>> Start
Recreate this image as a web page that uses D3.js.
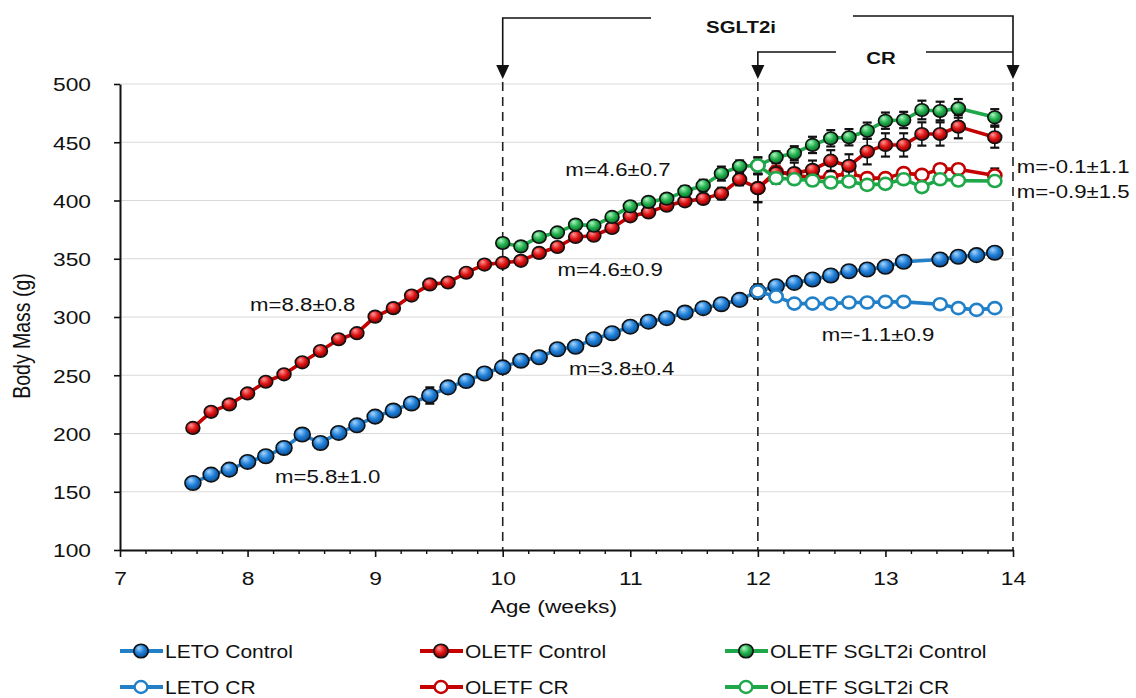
>> End
>> Start
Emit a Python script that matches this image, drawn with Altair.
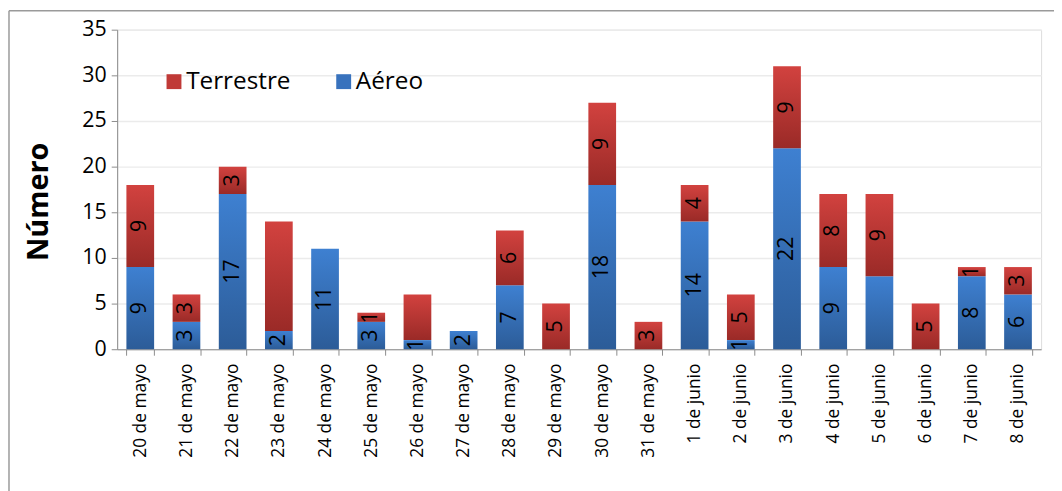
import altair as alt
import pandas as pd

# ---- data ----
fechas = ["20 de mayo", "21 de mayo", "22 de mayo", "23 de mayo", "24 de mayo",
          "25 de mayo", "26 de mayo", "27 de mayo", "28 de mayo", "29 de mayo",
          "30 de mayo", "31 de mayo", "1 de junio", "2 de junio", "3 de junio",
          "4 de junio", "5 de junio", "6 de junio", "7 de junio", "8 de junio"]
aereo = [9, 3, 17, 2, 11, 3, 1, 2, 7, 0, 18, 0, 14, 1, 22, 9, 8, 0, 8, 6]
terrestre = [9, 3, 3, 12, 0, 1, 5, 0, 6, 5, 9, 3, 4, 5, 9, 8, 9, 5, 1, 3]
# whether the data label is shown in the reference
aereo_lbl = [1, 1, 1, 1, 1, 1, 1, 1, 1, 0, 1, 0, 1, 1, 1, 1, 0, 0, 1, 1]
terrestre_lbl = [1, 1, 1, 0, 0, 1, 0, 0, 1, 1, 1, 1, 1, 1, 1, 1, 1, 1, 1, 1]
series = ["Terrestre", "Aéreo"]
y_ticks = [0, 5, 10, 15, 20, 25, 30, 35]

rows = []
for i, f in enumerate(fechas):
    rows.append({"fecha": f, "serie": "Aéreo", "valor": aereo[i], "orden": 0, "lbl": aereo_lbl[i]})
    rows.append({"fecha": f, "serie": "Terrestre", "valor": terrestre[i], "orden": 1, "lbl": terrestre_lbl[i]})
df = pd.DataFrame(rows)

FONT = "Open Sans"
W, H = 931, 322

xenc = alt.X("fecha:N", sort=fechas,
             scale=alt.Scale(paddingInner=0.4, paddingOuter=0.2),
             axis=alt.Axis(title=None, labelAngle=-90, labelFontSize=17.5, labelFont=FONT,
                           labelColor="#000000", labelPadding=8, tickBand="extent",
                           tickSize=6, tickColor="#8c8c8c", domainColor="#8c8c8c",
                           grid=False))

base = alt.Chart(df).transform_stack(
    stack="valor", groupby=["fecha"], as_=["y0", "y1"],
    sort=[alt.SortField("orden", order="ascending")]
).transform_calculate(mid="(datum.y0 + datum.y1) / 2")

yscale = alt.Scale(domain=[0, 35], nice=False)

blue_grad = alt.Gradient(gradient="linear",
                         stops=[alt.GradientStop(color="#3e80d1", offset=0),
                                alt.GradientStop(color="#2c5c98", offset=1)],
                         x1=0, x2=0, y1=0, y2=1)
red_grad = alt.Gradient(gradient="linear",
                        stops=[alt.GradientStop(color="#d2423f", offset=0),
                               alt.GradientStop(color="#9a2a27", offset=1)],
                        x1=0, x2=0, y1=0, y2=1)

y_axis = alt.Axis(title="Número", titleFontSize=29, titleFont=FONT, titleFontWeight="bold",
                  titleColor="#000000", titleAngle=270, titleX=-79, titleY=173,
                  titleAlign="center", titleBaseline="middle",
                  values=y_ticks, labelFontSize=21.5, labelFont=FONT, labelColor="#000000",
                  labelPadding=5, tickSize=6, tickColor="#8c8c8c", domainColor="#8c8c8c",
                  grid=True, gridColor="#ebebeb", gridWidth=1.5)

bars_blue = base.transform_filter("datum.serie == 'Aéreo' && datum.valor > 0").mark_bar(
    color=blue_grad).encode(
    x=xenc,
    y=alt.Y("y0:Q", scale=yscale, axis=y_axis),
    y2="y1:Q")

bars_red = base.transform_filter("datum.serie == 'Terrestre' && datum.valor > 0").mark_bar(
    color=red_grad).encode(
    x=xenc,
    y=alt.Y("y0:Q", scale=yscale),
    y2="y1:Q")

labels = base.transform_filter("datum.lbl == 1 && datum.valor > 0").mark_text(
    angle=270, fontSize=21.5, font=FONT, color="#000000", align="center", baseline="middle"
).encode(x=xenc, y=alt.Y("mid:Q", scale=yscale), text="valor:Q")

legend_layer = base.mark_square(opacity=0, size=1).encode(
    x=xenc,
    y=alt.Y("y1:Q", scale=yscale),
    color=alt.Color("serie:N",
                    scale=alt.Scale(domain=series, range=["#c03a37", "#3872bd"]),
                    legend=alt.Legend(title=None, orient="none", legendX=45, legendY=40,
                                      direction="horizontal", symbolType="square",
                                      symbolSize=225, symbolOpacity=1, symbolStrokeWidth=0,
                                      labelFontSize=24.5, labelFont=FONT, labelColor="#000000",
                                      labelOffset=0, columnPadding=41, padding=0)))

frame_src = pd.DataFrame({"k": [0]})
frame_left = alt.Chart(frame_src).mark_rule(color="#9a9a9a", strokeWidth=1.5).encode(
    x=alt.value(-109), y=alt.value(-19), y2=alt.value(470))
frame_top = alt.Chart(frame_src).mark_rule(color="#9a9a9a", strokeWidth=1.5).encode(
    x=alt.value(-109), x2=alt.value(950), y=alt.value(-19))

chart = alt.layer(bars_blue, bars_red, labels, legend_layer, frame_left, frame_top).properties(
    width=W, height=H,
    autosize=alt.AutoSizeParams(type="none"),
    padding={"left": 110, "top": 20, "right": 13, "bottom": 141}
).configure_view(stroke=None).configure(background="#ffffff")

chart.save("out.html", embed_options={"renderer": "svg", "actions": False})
>> End
[The task] Using the data above, copy exactly the lines from the one containing "Emit a Python" to the one containing "W, H = 931, 322", inclusive. Exclude the pictures.

[Task result]
Emit a Python script that matches this image, drawn with Altair.
import altair as alt
import pandas as pd

# ---- data ----
fechas = ["20 de mayo", "21 de mayo", "22 de mayo", "23 de mayo", "24 de mayo",
          "25 de mayo", "26 de mayo", "27 de mayo", "28 de mayo", "29 de mayo",
          "30 de mayo", "31 de mayo", "1 de junio", "2 de junio", "3 de junio",
          "4 de junio", "5 de junio", "6 de junio", "7 de junio", "8 de junio"]
aereo = [9, 3, 17, 2, 11, 3, 1, 2, 7, 0, 18, 0, 14, 1, 22, 9, 8, 0, 8, 6]
terrestre = [9, 3, 3, 12, 0, 1, 5, 0, 6, 5, 9, 3, 4, 5, 9, 8, 9, 5, 1, 3]
# whether the data label is shown in the reference
aereo_lbl = [1, 1, 1, 1, 1, 1, 1, 1, 1, 0, 1, 0, 1, 1, 1, 1, 0, 0, 1, 1]
terrestre_lbl = [1, 1, 1, 0, 0, 1, 0, 0, 1, 1, 1, 1, 1, 1, 1, 1, 1, 1, 1, 1]
series = ["Terrestre", "Aéreo"]
y_ticks = [0, 5, 10, 15, 20, 25, 30, 35]

rows = []
for i, f in enumerate(fechas):
    rows.append({"fecha": f, "serie": "Aéreo", "valor": aereo[i], "orden": 0, "lbl": aereo_lbl[i]})
    rows.append({"fecha": f, "serie": "Terrestre", "valor": terrestre[i], "orden": 1, "lbl": terrestre_lbl[i]})
df = pd.DataFrame(rows)

FONT = "Open Sans"
W, H = 931, 322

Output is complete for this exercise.